Perugia vs Florence — which is better?

Florence wins on art density, range of restaurants, and connections to Tuscany. Perugia wins on price, calm, authenticity, and access to Umbrian hill towns like Assisi, Orvieto and Gubbio. If it's your first Italy trip, do Florence. If you've already done the major Tuscan cities and want something less polished, choose Perugia — it's the more rewarding base for a slow week.

Perugia vs Assisi as a base?

Pick Perugia if you want city energy — better restaurants, more nightlife, a wider hotel range and easier connections to other hill towns. Pick Assisi if you want medieval atmosphere, quiet evenings after day-trippers leave, and a deeply spiritual feel. They're 20 minutes apart by train, so you can sleep in one and still see the other comfortably in a day.

Is Perugia walkable?

Yes, but it's vertical. The historic center is almost entirely pedestrianized and small enough to cross in 15 minutes — but it's draped across steep hills. Perugia solves this with a one-line Minimetrò, public escalators through the Rocca Paolina fortress, and lifts. Pack proper shoes, not heels. Cobblestones and gradients can be tough for travelers with mobility issues.

When is Umbria Jazz Festival?

Umbria Jazz takes place in Perugia for about 10 days each July, with stages in Piazza IV Novembre, the Giardini Carducci and the Arena Santa Giuliana.

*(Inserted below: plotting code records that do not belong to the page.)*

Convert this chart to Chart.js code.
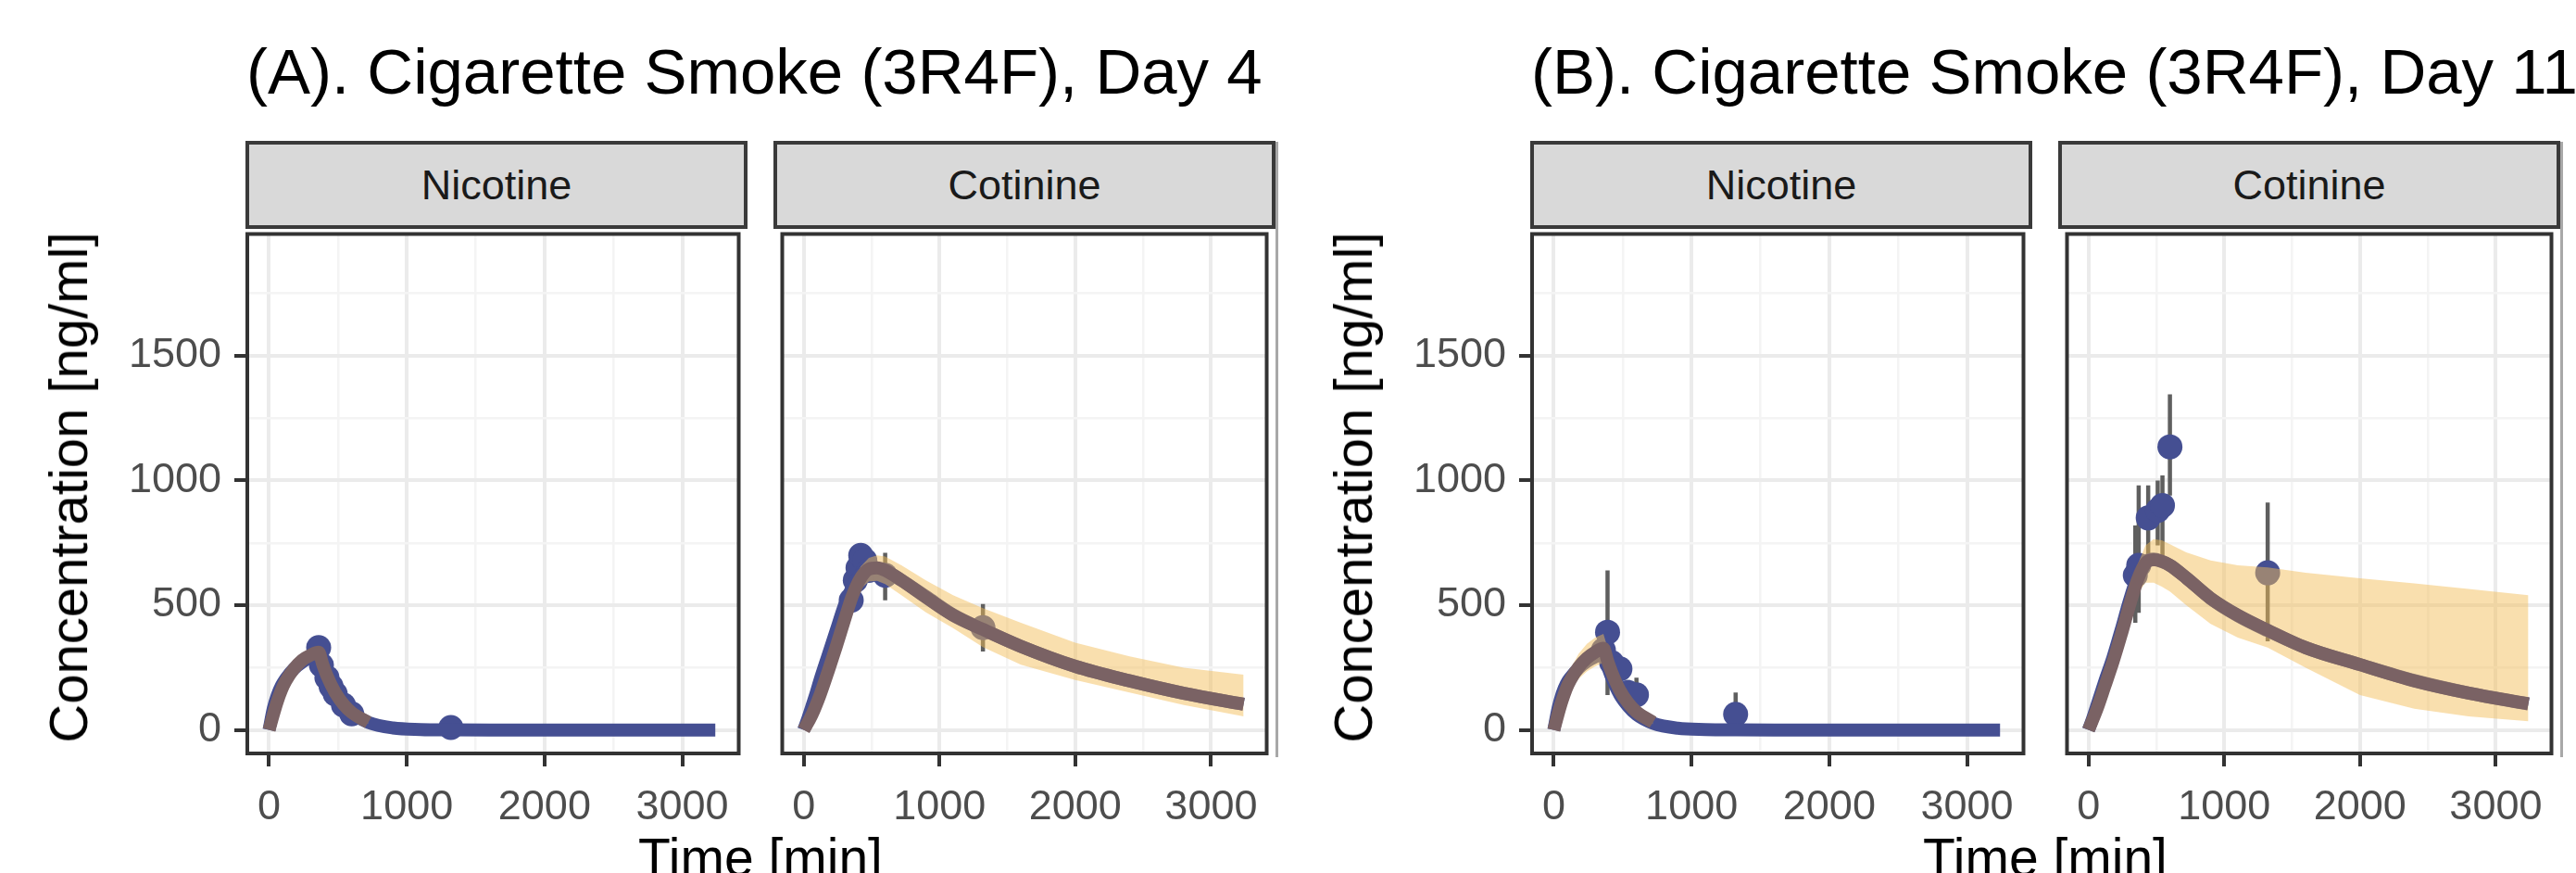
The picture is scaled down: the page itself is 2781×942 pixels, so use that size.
<!DOCTYPE html>
<html>
<head>
<meta charset="utf-8">
<script src="https://cdn.jsdelivr.net/npm/chart.js@4.4.1/dist/chart.umd.min.js"></script>
<style>
html,body{margin:0;padding:0;background:#fff;}
#root{position:relative;width:2781px;height:942px;overflow:hidden;background:#fff;font-family:"Liberation Sans",Arial,Helvetica,sans-serif;}
.title{position:absolute;font-size:69px;line-height:69px;color:#000;white-space:nowrap;}
.strip{position:absolute;box-sizing:border-box;background:#D9D9D9;border:4px solid #3a3a3a;font-size:45px;color:#1a1a1a;display:flex;align-items:center;justify-content:center;}
.ytitle{position:absolute;font-size:58px;line-height:58px;color:#000;white-space:nowrap;transform:translate(-50%,-50%) rotate(-90deg);}
.xtitle{position:absolute;font-size:57px;line-height:57px;color:#000;white-space:nowrap;transform:translateX(-50%);}
.shadow{position:absolute;background:#a8a8a8;}
canvas{position:absolute;}
</style>
</head>
<body>
<div id="root">
  <canvas id="cAN"></canvas>
  <canvas id="cAC"></canvas>
  <canvas id="cBN"></canvas>
  <canvas id="cBC"></canvas>
</div>
<script>
// ---------- text ----------
const plotTitles = ["(A). Cigarette Smoke (3R4F), Day 4", "(B). Cigarette Smoke (3R4F), Day 11"];
const stripLabels = ["Nicotine", "Cotinine"];
const xAxisTitle = "Time [min]";
const yAxisTitle = "Concentration [ng/ml]";

// ---------- axes ----------
const xMajorTicks = [0, 1000, 2000, 3000];
const xMinorTicks = [500, 1500, 2500];
const yMajorTicks = [0, 500, 1000, 1500];
const yMinorTicks = [250, 750, 1250, 1750];
const X_MIN = -158, X_MAX = 3410, Y_MIN = -94, Y_MAX = 1988;

// ---------- model fit (blue line) ----------
const fitTime = [0, 30, 60, 90, 120, 180, 240, 300, 360, 390, 420, 480, 540, 600, 720, 900, 1100, 1320, 1600, 2000, 2400, 2800, 3240];
const nicA_fit = [0, 85, 140, 178, 205, 245, 272, 292, 305, 255, 210, 145, 100, 68, 30, 8, 2, 0.5, 0, 0, 0, 0, 0];
const cotA_fit = [0, 45, 95, 145, 200, 300, 400, 500, 575, 605, 625, 645, 648, 638, 600, 535, 462, 403, 335, 255, 197, 147, 103];
const nicB_fit = [0, 85, 145, 185, 210, 248, 275, 293, 303, 255, 210, 140, 95, 62, 27, 7, 2, 0.5, 0, 0, 0, 0, 0];
const cotB_fit = [0, 45, 95, 145, 195, 290, 400, 515, 615, 650, 675, 685, 675, 660, 610, 527, 458, 398, 330, 262, 198, 148, 104];

// ---------- simulation mean (brown line) and interval (ribbon) ----------
const simNicTime = [0, 30, 60, 90, 120, 180, 240, 300, 360, 390, 420, 480, 540, 600, 720];
const nicA_sim = [0, 60, 115, 160, 195, 245, 280, 300, 312, 262, 218, 150, 103, 70, 30];
const nicA_lo  = [0, 50, 100, 142, 175, 222, 255, 275, 287, 238, 198, 135, 92, 60, 24];
const nicA_hi  = [0, 70, 130, 178, 215, 268, 305, 325, 337, 286, 238, 165, 114, 80, 36];
const nicB_sim = [0, 62, 118, 165, 200, 252, 288, 312, 328, 278, 232, 158, 108, 73, 31];
const nicB_lo  = [0, 48, 95, 132, 162, 205, 235, 255, 270, 228, 190, 128, 88, 58, 23];
const nicB_hi  = [0, 80, 148, 205, 245, 305, 345, 370, 385, 330, 280, 190, 130, 90, 40];

const simCotTime = [0, 60, 120, 180, 240, 300, 360, 420, 480, 540, 600, 720, 900, 1100, 1320, 1600, 2000, 2400, 2800, 3240];
const cotA_sim = [0, 60, 140, 235, 335, 440, 540, 610, 645, 650, 640, 600, 532, 460, 403, 335, 255, 197, 147, 103];
const cotA_lo  = [0, 50, 120, 210, 305, 405, 500, 565, 595, 598, 585, 540, 472, 408, 332, 262, 200, 150, 100, 55];
const cotA_hi  = [0, 70, 160, 260, 365, 475, 580, 655, 690, 700, 695, 660, 600, 540, 488, 430, 350, 295, 250, 222];
const cotB_sim = [0, 80, 175, 272, 380, 495, 600, 668, 682, 676, 660, 610, 528, 460, 400, 330, 262, 197, 148, 105];
const cotB_lo  = [0, 65, 145, 230, 330, 440, 545, 590, 590, 575, 555, 500, 425, 370, 330, 250, 140, 85, 55, 35];
const cotB_hi  = [0, 95, 200, 310, 425, 545, 660, 740, 765, 760, 745, 712, 680, 660, 652, 630, 608, 588, 565, 540];

// ---------- observed data (points with error bars) ----------
const nicA_obsT  = [360, 380, 420, 450, 480, 540, 600, 1320];
const nicA_obsY  = [330, 260, 210, 175, 145, 100, 65, 10];
const nicA_obsLo = [305, 240, 190, 158, 128, 85, 50, 0];
const nicA_obsHi = [355, 280, 230, 192, 162, 115, 80, 20];

const cotA_obsT  = [350, 380, 400, 420, 450, 480, 600, 1320];
const cotA_obsY  = [520, 600, 650, 700, 680, 640, 620, 410];
const cotA_obsLo = [490, 565, 615, 665, 645, 605, 520, 315];
const cotA_obsHi = [550, 635, 685, 735, 715, 675, 710, 505];

const nicB_obsT  = [360, 390, 420, 480, 540, 600, 1320];
const nicB_obsY  = [320, 392, 270, 245, 150, 141, 63];
const nicB_obsLo = [260, 140, 220, 200, 110, 95, -20];
const nicB_obsHi = [380, 640, 320, 290, 200, 210, 150];

const cotB_obsT  = [345, 370, 440, 510, 545, 600, 1320];
const cotB_obsY  = [620, 660, 850, 880, 900, 1135, 630];
const cotB_obsLo = [430, 470, 700, 740, 700, 940, 355];
const cotB_obsHi = [820, 980, 980, 1000, 1020, 1345, 912];

// ---------- styling ----------
const FONT = '"Liberation Sans", Arial, Helvetica, sans-serif';
const BLUE = '#454F92';
const BROWN = '#7A6264';
const RIBBON = 'rgba(243,189,85,0.48)';
const ERRC = '#5f5f5f';

// layout (page px)
const PANEL_TOP = 245, PANEL_BOTTOM = 813, PANEL_W = 538;
const panels = [
  {id: 'cAN', left: 267,  isLeft: true,  strip: 0, fit: nicA_fit, simT: simNicTime, sim: nicA_sim, lo: nicA_lo, hi: nicA_hi, oT: nicA_obsT, oY: nicA_obsY, oLo: nicA_obsLo, oHi: nicA_obsHi},
  {id: 'cAC', left: 837,  isLeft: false, strip: 1, fit: cotA_fit, simT: simCotTime, sim: cotA_sim, lo: cotA_lo, hi: cotA_hi, oT: cotA_obsT, oY: cotA_obsY, oLo: cotA_obsLo, oHi: cotA_obsHi},
  {id: 'cBN', left: 1654, isLeft: true,  strip: 0, fit: nicB_fit, simT: simNicTime, sim: nicB_sim, lo: nicB_lo, hi: nicB_hi, oT: nicB_obsT, oY: nicB_obsY, oLo: nicB_obsLo, oHi: nicB_obsHi},
  {id: 'cBC', left: 2224, isLeft: false, strip: 1, fit: cotB_fit, simT: simCotTime, sim: cotB_sim, lo: cotB_lo, hi: cotB_hi, oT: cotB_obsT, oY: cotB_obsY, oLo: cotB_obsLo, oHi: cotB_obsHi}
];

const root = document.getElementById('root');
function addDiv(cls, text, css) {
  const d = document.createElement('div');
  d.className = cls;
  if (text) d.textContent = text;
  Object.assign(d.style, css);
  root.appendChild(d);
  return d;
}

// titles, axis titles
[[267, 0], [1654, 1]].forEach(([l, k]) => {
  addDiv('title', plotTitles[k], {left: (l - 1) + 'px', top: '43px'});
  addDiv('ytitle', yAxisTitle, {left: (l - 193) + 'px', top: '526px'});
  addDiv('xtitle', xAxisTitle, {left: (l + (570 + PANEL_W) / 2) + 'px', top: '897px'});
});

// strips
panels.forEach(p => {
  addDiv('strip', stripLabels[p.strip], {left: (p.left - 2) + 'px', top: '152px', width: (PANEL_W + 4) + 'px', height: (PANEL_TOP + 2 - 152) + 'px'});
  if (!p.isLeft) addDiv('shadow', '', {left: (p.left + PANEL_W + 2) + 'px', top: '153px', width: '3px', height: (PANEL_BOTTOM + 4 - 153) + 'px'});
});

const borderPlugin = {
  id: 'panelBorder',
  afterDraw(chart) {
    const {ctx, chartArea: a} = chart;
    ctx.save();
    ctx.strokeStyle = '#333333';
    ctx.lineWidth = 4;
    ctx.strokeRect(a.left, a.top, a.right - a.left, a.bottom - a.top);
    ctx.restore();
  }
};

const pts = (xs, ys) => xs.map((x, i) => ({x: x, y: ys[i]}));

panels.forEach(p => {
  const cv = document.getElementById(p.id);
  const yW = p.isLeft ? 180 : 0;
  const padL = p.isLeft ? 0 : 6;
  const padT = 6, padR = 6, xH = 100;
  const W = padL + yW + PANEL_W + padR;
  const H = padT + (PANEL_BOTTOM - PANEL_TOP) + xH;
  cv.width = W; cv.height = H;
  cv.style.width = W + 'px'; cv.style.height = H + 'px';
  cv.style.left = (p.left - yW - padL) + 'px';
  cv.style.top = (PANEL_TOP - padT) + 'px';

  const err = [];
  p.oT.forEach((t, i) => { err.push({x: t, y: p.oLo[i]}, {x: t, y: p.oHi[i]}, {x: t, y: null}); });

  const xAll = xMinorTicks.concat(xMajorTicks).sort((a, b) => a - b);
  const yAll = yMinorTicks.concat(yMajorTicks).sort((a, b) => a - b);

  new Chart(cv, {
    type: 'line',
    data: {
      datasets: [
        {label: 'err', data: err, borderColor: ERRC, borderWidth: 4.5, pointRadius: 0, spanGaps: false, tension: 0, order: 6},
        {label: 'obs', data: pts(p.oT, p.oY), showLine: false, pointRadius: 13.5, pointBackgroundColor: BLUE, pointBorderWidth: 0, pointBorderColor: BLUE, order: 5},
        {label: 'fit', data: pts(fitTime, p.fit), borderColor: BLUE, borderWidth: 14, pointRadius: 0, cubicInterpolationMode: 'monotone', order: 4},
        {label: 'lo', data: pts(p.simT, p.lo), borderColor: 'rgba(0,0,0,0)', borderWidth: 1, pointRadius: 0, fill: false, tension: 0, order: 3},
        {label: 'hi', data: pts(p.simT, p.hi), borderColor: 'rgba(0,0,0,0)', borderWidth: 1, pointRadius: 0, fill: '-1', backgroundColor: RIBBON, tension: 0, order: 3},
        {label: 'sim', data: pts(p.simT, p.sim), borderColor: BROWN, borderWidth: 14, pointRadius: 0, cubicInterpolationMode: 'monotone', order: 2}
      ]
    },
    options: {
      responsive: false,
      animation: false,
      devicePixelRatio: 1,
      events: [],
      layout: {padding: {left: padL, top: padT, right: padR, bottom: 0}},
      plugins: {legend: {display: false}, tooltip: {enabled: false}, title: {display: false}},
      scales: {
        x: {
          type: 'linear', min: X_MIN, max: X_MAX, bounds: 'data',
          afterBuildTicks: s => { s.ticks = xAll.map(v => ({value: v})); },
          afterFit: s => { s.height = xH; s.paddingLeft = 0; s.paddingRight = 0; },
          border: {display: false},
          grid: {
            color: c => xMajorTicks.includes(c.tick.value) ? '#EBEBEB' : '#F4F4F4',
            lineWidth: c => xMajorTicks.includes(c.tick.value) ? 4 : 2.5,
            drawTicks: true, tickLength: 14, tickWidth: 4,
            tickColor: c => xMajorTicks.includes(c.tick.value) ? '#333333' : 'rgba(0,0,0,0)'
          },
          ticks: {
            autoSkip: false, maxRotation: 0, minRotation: 0, padding: 18,
            color: '#4D4D4D', font: {family: FONT, size: 45},
            callback: v => xMajorTicks.includes(v) ? String(v) : ''
          }
        },
        y: {
          type: 'linear', min: Y_MIN, max: Y_MAX, bounds: 'data',
          afterBuildTicks: s => { s.ticks = yAll.map(v => ({value: v})); },
          afterFit: s => { s.width = yW; s.paddingTop = 0; s.paddingBottom = 0; },
          border: {display: false},
          grid: {
            color: c => yMajorTicks.includes(c.tick.value) ? '#EBEBEB' : '#F4F4F4',
            lineWidth: c => yMajorTicks.includes(c.tick.value) ? 4 : 2.5,
            drawTicks: p.isLeft, tickLength: 14, tickWidth: 4,
            tickColor: c => yMajorTicks.includes(c.tick.value) ? '#333333' : 'rgba(0,0,0,0)'
          },
          ticks: {
            display: p.isLeft, autoSkip: false, padding: 14,
            color: '#4D4D4D', font: {family: FONT, size: 45},
            callback: v => yMajorTicks.includes(v) ? String(v) : ''
          }
        }
      }
    },
    plugins: [borderPlugin]
  });
});
</script>
</body>
</html>
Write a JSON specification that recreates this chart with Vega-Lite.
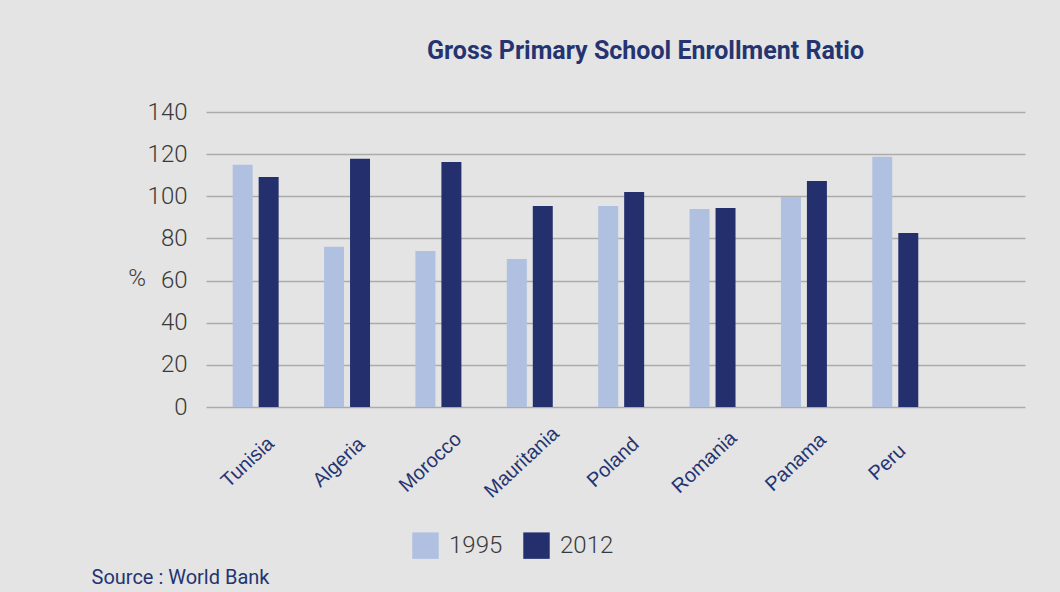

It's one of Europe's biggest jazz festivals and attracts global headliners. Hotels book up months out and prices spike, so reserve early if your trip overlaps; otherwise consider visiting just before or after.

Do I need a car in Perugia?

Not for the city itself — the centro storico is pedestrianized and walkable, with the Minimetrò handling longer hops. A car is genuinely useful if you plan to explore Umbria's smaller hill towns and vineyards (Spello, Bevagna, Montefalco, the Trasimeno backroads). For Assisi and Orvieto, trains are easier than driving and parking.

What's the Eurochocolate festival?

Eurochocolate is Perugia's nine-day chocolate festival, held in October. The streets fill with stalls from chocolatiers across Europe, free tastings, sculpting demos, and themed events. It's hugely fun and hugely crowded — accommodation gets tight and the centro storico is shoulder-to-shoulder. In recent years parts of the festival have moved to nearby Bastia Umbra, so check the current year's layout before booking.